NVvH Chirurgendagen 2020

ABSTRACT
Categorie: Colorectaal: maligne

De optimale behandelsequentie voor patiënten met een lokaal uitgebreid rectumcarcinoom en synchrone levermetastasering: een vergelijking van twee schema’s in Nederland.

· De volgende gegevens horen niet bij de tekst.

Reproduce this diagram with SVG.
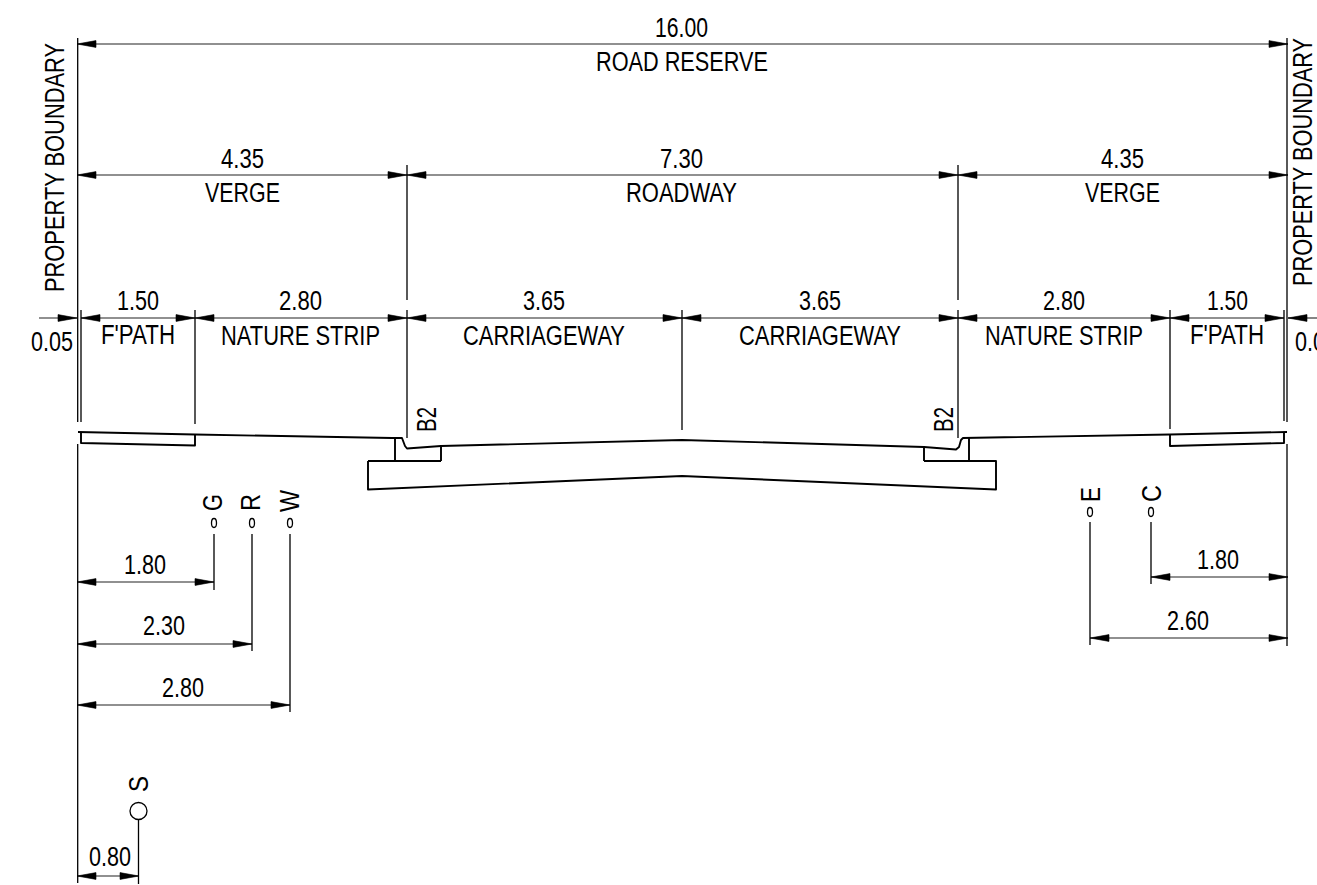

J.M. van Rees1, M.F. Krul2, N.F.M. Kok2, E.N.D. Kok2, P.M.H. Nierop3, 4, G.L. Beets5, C. Verhoef4, J. Rothbarth1, D.J. Grünhagen4, K.F.D. Kuhlmann2
1Erasmus MC - Lokatie Rotterdam, ROTTERDAM, Oncologische chirurgie
2Nederlands Kanker Instituut - Antoni Van Leeuwenho - Lokatie Amsterdam, AMSTERDAM, Oncologische chirurgie
3Ikazia Ziekenhuis, ROTTERDAM, Chirurgie
4Erasmus MC Kanker Instituut, Rotterdam, Oncologische en Gastrointestinale Chirurgie
5Nederlands Kanker Instituut - Antoni Van Leeuwenho - Lokatie Amsterdam, AMSTERDAM, Chirurgie

Introductie

In Nederland worden verschillende behandelsequenties gehanteerd voor patiënten met een rectumcarcinoom en synchrone levermetastasering. Twee van deze sequenties zijn het M1-schema (M1) en de liver-first strategie (LF). De optimale behandelsequentie is vooralsnog onbekend. We onderzochten mogelijke verschillen in oncologische uitkomsten tussen patiënten die behandeld werden met M1 en LF.

Methode

Patiënten met lokaal uitgebreid rectumcarcinoom en potentieel resectabele levermetastasen behandeld tussen 2006 en 2018 in negen verwijscentra in Nederland werden retrospectief geanalyseerd. M1 bestaat uit kortdurende radiotherapie (5x5Gy) op het rectum gevolgd door systemische therapie en resectie van beide tumorlocaties. LF bestaat uit systemische therapie gevolgd door lokale behandeling van de levermetastasen, (chemo)radiotherapie op het rectum en resectie van de rectumtumor. Enkel patiënten waarbij aan de eerste chirurgische ingreep is begonnen werden geïncludeerd.

Resultaten

Er werden 281 patiënten geïncludeerd. Het schema werd voltooid bij 117/147 (79.6%) M1 patiënten en bij 94/134 LF patiënten (70.1%) (p=0.068). De 5-jaars overleving in M1 was 38.0% (95%CI: 30.3-47.8) en 38.0% (95%CI: 29.3-49.3) in LF (p=0.370). De mediane tijd tot ziekteprogressie was 16.6 maanden voor M1 en 16.2 maanden voor LF (p=0.753). M1 duurde korter dan LF (37 weken vs. 45 weken, p<0.001). Radiologische complete responses traden op bij 10% in M1 en 4.3% in LF (p=0.253). Complete responses (klinisch en pathologisch) kwamen voor in 16.8% in M1 en 11.5% in LF (p=0.289).

Conclusie

Beide behandelsequenties hebben gelijke oncologische uitkomsten. Hoewel er geen significant verschil werd gevonden, hebben patiënten in M1 mogelijk meer kans op een complete response. Dit zou in de toekomst kunnen leiden tot meer rectum sparende behandelingen bij patiënten met een rectumcarcinoom en synchrone levermetastasering.

 

Overlevingscurve volgens Kaplan-Meier van patiënten met lokaal uitgebreid rectumcarcinoom met synchrone levermetastasering die behandeld werden volgens M1 en LF.